- [What to work on] Read the lines below. Copy out any that hold the string "code".

>> START Provided material

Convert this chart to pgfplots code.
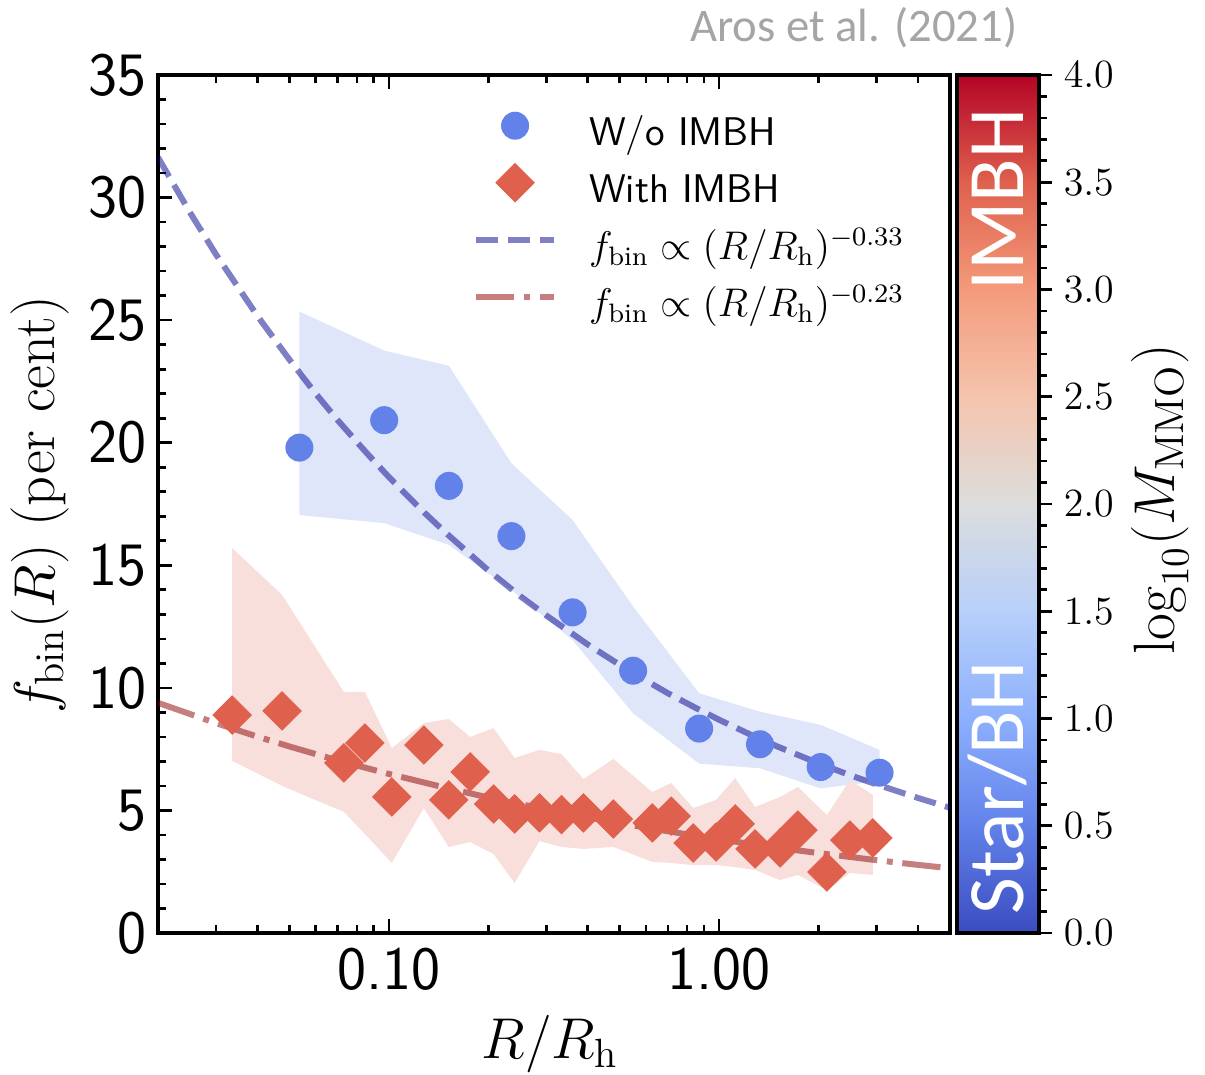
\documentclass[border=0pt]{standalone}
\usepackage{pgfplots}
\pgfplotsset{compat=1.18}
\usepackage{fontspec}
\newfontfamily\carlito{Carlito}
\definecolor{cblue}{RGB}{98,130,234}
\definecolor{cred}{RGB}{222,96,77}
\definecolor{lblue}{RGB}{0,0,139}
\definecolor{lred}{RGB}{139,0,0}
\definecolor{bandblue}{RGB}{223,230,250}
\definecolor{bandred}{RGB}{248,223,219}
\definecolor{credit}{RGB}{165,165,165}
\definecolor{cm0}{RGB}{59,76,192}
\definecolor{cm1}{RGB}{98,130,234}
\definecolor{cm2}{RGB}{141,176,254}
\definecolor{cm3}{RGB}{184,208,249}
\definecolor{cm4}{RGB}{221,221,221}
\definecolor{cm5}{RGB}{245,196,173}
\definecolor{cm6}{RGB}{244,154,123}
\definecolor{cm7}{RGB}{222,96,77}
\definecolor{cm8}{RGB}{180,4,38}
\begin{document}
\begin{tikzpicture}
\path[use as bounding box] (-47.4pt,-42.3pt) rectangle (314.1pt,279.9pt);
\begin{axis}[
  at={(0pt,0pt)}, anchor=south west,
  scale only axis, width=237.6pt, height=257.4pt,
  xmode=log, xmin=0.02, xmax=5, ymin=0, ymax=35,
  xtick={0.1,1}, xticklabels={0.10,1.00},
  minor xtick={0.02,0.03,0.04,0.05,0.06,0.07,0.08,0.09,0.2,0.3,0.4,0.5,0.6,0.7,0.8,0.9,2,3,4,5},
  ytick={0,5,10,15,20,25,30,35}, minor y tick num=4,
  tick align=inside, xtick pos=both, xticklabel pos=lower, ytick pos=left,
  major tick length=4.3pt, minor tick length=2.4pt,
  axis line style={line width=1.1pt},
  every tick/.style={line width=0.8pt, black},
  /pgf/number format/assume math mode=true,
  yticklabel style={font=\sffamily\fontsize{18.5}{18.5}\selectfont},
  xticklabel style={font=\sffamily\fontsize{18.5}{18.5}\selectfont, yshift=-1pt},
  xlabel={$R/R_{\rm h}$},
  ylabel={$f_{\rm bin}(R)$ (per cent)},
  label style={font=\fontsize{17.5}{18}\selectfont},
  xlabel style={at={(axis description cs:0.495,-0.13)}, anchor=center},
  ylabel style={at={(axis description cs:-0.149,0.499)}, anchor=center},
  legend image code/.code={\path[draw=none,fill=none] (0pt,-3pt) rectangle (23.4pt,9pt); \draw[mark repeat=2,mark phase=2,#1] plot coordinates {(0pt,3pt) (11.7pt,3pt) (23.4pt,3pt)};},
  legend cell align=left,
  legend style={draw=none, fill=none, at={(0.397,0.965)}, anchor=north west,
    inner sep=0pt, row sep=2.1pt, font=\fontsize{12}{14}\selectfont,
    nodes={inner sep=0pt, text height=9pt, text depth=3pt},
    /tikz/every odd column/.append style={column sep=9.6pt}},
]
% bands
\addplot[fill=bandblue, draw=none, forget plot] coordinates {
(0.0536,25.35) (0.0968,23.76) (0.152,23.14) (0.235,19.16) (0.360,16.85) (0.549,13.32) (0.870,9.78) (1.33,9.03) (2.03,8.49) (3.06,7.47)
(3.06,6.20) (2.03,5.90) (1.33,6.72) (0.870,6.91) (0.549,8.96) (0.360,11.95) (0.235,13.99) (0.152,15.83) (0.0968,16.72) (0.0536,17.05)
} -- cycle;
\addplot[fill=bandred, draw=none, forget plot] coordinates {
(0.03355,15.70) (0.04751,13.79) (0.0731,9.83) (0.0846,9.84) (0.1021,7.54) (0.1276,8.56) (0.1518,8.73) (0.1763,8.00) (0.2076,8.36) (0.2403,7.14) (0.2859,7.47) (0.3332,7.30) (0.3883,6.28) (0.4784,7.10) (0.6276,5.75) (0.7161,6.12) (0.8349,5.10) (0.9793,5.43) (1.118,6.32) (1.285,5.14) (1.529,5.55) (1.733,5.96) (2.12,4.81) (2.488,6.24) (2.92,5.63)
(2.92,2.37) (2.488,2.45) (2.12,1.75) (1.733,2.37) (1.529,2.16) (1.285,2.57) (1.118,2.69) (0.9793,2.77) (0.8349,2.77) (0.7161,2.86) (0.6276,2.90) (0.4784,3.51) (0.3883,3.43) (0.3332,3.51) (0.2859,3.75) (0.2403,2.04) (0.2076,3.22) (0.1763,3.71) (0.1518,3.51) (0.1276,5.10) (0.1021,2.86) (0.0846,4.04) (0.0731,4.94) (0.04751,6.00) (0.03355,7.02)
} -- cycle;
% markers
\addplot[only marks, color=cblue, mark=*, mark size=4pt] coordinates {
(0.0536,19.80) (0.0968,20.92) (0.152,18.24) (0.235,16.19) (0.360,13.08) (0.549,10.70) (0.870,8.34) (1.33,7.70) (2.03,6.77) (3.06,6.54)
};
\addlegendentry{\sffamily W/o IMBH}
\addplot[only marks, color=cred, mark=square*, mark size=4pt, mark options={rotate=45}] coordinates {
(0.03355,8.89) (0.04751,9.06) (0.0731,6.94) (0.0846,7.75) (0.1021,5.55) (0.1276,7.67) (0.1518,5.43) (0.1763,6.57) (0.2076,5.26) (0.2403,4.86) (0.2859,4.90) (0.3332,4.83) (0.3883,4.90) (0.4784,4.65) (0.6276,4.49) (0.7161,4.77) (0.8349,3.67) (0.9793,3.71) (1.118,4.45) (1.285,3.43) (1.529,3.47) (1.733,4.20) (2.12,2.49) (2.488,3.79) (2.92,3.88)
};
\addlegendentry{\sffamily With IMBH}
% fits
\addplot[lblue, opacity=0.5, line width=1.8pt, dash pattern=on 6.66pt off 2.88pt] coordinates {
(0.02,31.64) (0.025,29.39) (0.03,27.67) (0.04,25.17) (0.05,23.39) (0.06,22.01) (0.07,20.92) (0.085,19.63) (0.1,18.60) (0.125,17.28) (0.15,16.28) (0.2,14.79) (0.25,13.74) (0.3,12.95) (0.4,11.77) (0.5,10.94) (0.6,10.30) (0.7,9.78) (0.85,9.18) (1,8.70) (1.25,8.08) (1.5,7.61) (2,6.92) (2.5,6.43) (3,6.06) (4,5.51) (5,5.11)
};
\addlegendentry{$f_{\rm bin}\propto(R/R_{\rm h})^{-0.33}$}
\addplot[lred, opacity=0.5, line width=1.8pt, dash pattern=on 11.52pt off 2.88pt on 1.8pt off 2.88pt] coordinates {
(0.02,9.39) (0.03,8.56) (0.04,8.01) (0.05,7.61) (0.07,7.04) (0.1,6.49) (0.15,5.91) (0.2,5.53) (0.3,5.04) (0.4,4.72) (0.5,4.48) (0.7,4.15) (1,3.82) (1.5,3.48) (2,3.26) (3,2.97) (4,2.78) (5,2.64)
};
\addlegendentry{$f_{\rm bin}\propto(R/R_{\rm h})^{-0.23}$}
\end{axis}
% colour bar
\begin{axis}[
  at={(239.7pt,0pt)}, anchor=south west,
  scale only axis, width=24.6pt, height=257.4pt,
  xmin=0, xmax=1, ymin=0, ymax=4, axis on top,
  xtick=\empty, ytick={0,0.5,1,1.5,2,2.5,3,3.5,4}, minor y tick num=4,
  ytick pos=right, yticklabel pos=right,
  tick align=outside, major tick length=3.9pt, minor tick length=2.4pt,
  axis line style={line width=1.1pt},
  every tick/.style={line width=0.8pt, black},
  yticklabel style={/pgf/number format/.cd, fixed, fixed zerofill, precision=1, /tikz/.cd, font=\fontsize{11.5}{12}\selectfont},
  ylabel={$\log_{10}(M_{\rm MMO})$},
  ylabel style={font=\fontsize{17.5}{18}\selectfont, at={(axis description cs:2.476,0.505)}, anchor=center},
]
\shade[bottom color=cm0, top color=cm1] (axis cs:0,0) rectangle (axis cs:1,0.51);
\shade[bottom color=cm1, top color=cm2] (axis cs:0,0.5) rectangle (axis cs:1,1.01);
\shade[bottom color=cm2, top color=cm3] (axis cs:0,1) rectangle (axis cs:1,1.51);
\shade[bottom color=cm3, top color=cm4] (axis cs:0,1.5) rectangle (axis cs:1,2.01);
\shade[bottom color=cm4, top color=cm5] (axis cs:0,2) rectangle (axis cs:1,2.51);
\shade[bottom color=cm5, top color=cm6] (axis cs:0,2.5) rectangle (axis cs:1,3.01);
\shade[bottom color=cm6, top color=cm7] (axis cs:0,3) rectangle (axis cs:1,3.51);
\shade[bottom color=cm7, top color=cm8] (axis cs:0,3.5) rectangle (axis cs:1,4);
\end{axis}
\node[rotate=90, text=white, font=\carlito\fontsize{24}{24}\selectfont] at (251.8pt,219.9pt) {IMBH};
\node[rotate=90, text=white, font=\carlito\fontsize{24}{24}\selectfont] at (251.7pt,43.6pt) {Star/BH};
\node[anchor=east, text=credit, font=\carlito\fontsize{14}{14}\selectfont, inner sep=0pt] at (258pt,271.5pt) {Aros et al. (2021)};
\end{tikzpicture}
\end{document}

>> END Provided material

- [Complete answer]
Convert this chart to pgfplots code.
  legend image code/.code={\path[draw=none,fill=none] (0pt,-3pt) rectangle (23.4pt,9pt); \draw[mark repeat=2,mark phase=2,#1] plot coordinates {(0pt,3pt) (11.7pt,3pt) (23.4pt,3pt)};},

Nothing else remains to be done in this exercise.